When did we last listen? “Ticking of the clock” is a phrase we use often. But when we last hear it tick-tock? The harsh honk of the car, the roar of a motorcycle, the humming of the AC, murmurs over the phone, a soft careful laugh and the tap of high heels — dominate our everyday hearing.
Running around to earn our daily break, we seem to have stopped ourselves from listening — listening to things that do not affect us immediately. In our secluded shells, we have given Nature a miss.
The wind as it whistles past us, the gentle sound of laps of water on the shore, the chorus of birds as they fly by, the swish of trees as they bend in the wind, the gurgling laughter of the child next door, or the happy chatter of kids in the playground — we seem to miss all of them.
Time waits for no man — we are losing a lot of it every day. Let us sit back just once and let our ears travel for us. We will be surprised at how much there is to hear if we give ourselves a chance to listen.
Our swaying emotions
Sitting back, closing our eyes, helps us listen to so much — we can gradually differentiate the blowing of a gentle breeze to its turning into something stronger — the howl is obvious. The sound of the fallen twig that wind carries with it, sways our emotions too.
The little bird as it hops about in search of food, as it beak pecks a fallen crumb is delightful. Listen a little more carefully — it seems that the mother bid while searching for crumbs is ever vigilant — the bobbing of its head and the crooning sound in its throat shows her care.
Then again, the sudden shrill cry and the sudden flight it takes automatically makes one to turn one’s head and lo and behold, there is a bigger threat nearby — listen! The swooping down, the hop-hop, the sound of the beak taking the food and the contented flight back to the safety of the branch — four different sounds, if one is listening.
With the setting sun, the sound of flapping wings take on a new note — it is urgent — wanting to return to the safety of the nest. If taken unawares, one would be startled at the loud noise that a group of birds can make while taking flight. With the sun down in the horizon, listen to the sound of silence. For if we carefully lend an ear, everything is not silent — the trees rustle, the sound a little easier to hear.

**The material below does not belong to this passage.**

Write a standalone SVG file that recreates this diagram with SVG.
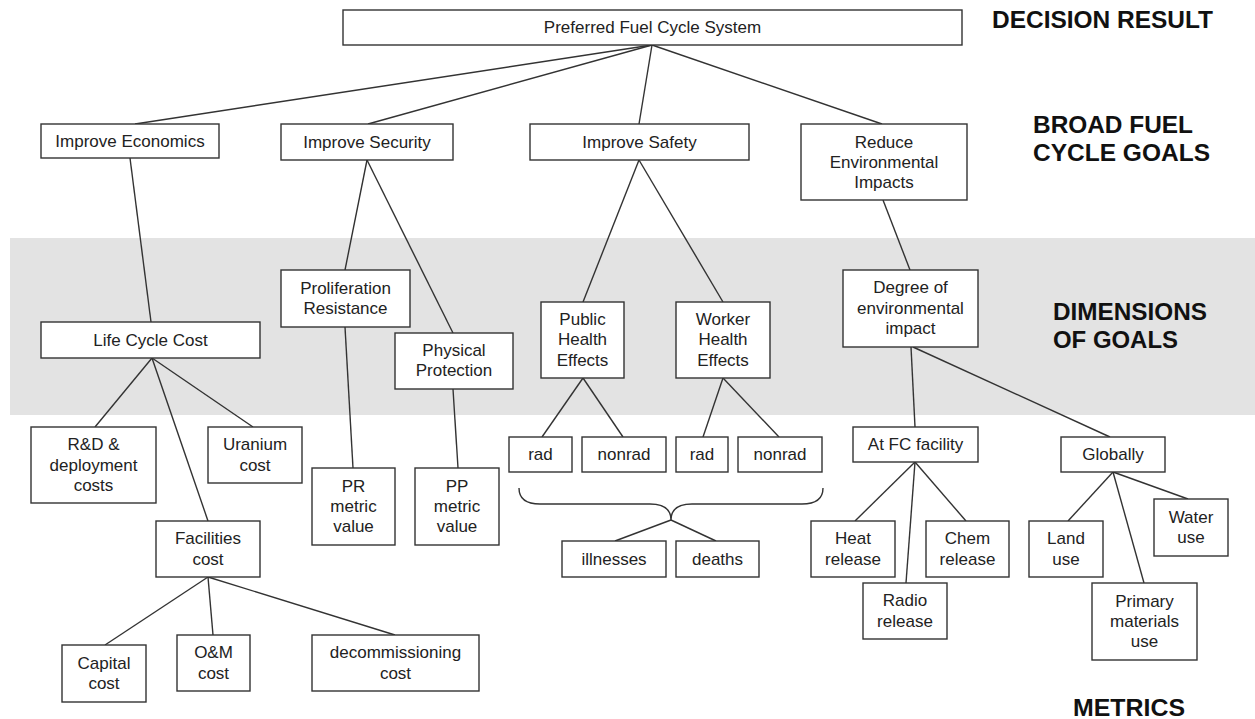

A sudden swishing sound — as a small animal scurries past us — is also audible. If there is an open water body, maybe, we can hear an animal helping itself to a drink. The lapping of its tongue in the water and the water lapping against the shore are totally different sounds.
My ears once picked up the strains of a guitar played afar. Listening to the tunes, my mind set itself free to travel. I recalled my grandfather telling me stories of his childhood, of life — Oh! what would I not give to hear his voice again! But then again, if I listen very, very carefully, the sound of his voice still rings in my ears.
Life goes on — we are ever so busy. But a gentle reminder — we must take time out to listen. When our kids are all grown, we yearn to hear their baby talk once again, when we lose someone dear, we yearn for the sound of their familiar voice.
So why not just listen when we still have the chance? Why not teach our children to listen too? Expecting to be regarded as up-to-date as well as aware of the latest developments, are we losing out on our feelings? Are we turning into Alexa?
We have to remain human. The sigh of the parents, which utter no sounds when we leave them — we have to listen to it. We have to turn back and hug them once more. We have to listen to the same story from our grandparents for the 100th time and we have to listen as to why the child is nagging.
We have to listen to ourselves, as we speak of our successes and failures in whispers to ourselves. It will give us the energy to get up and start again. We have to listen to the little sounds of warning that Nature is giving us — asking us to slow down, breathe and relax … to hear her before it is too late … the clock is going tick-tock, tick-tock … listen!
Mamata Bandyopadhyay is a homemaker based in Dubai.